Si la maternité, et particulièrement la grossesse, favorise une réflexivité positive, un travail sur soi(82), en revanche l’expérience de l’IVG, ce « refus de maternité », renvoie une image négative de soi. De plus, lorsque les lieux médicaux sont les mêmes (ici la salle d’attente d’un cabinet de gynécologie, avec des dames « qui étaient toutes plus enceintes les unes que les autres »), Sophie est sans cesse confrontée au fait qu’elle fait un choix qui va dans le sens contraire de ce qui se passe là. Les codes de l’examen médical sont aussi inversés : ainsi, un embryon « bien implanté » représente une mauvaise nouvelle.

Il y a dans l’IVG un double mouvement de la femme qui refuse la maternité et de la maternité qui se refuse à elle. Avorter renvoie à un échec, à une incapacité, et touche à l’image de soi. Ici, dans l’entretien, nous voyons Sophie qui jette un regard critique sur sa situation de vie, qu’elle décrit avec des termes négatifs. Il semblerait qu’elle déplore de ne pas être en mesure d’accueillir cet enfant.
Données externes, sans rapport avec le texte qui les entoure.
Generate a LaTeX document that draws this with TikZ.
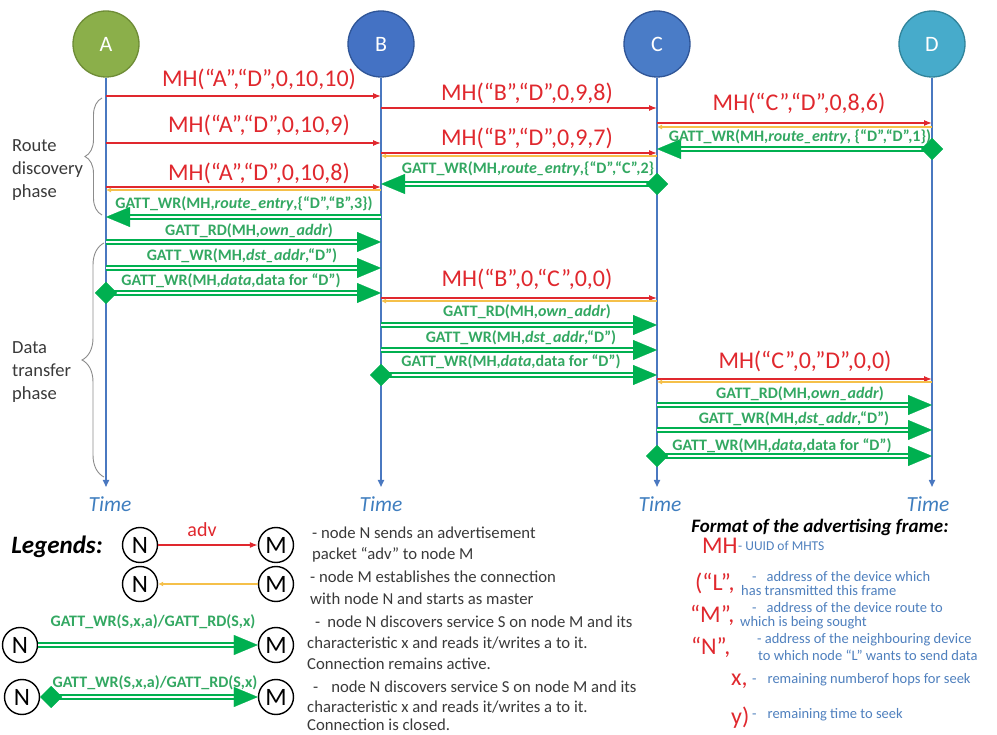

Par ailleurs, elle semble aussi porter un jugement négatif sur le fait qu’elle n’ait pas évité cette grossesse.

L’intervention en elle-même était par médicaments. Sophie a été choquée par les réactions de son corps : la douleur, le sang, la durée de l’événement lui ont fait regretter d’avoir choisi cette méthode.

Ainsi cet entretien de pré-enquête a ouvert de nombreuses pistes et, par sa richesse même, a créé un certain chaos qui bloquait toute progression.

82 Menuel J., 2011, Devenir enceinte, Socialisation et normalisation pendant la grossesse : Processus, réceptions, effets, mémoire de Master 2 : sociologie, EHESS : « Le devenir mère est également devenu un objet de travail sur soi, une expérience marquante qui doit être source de réflexion personnelle ».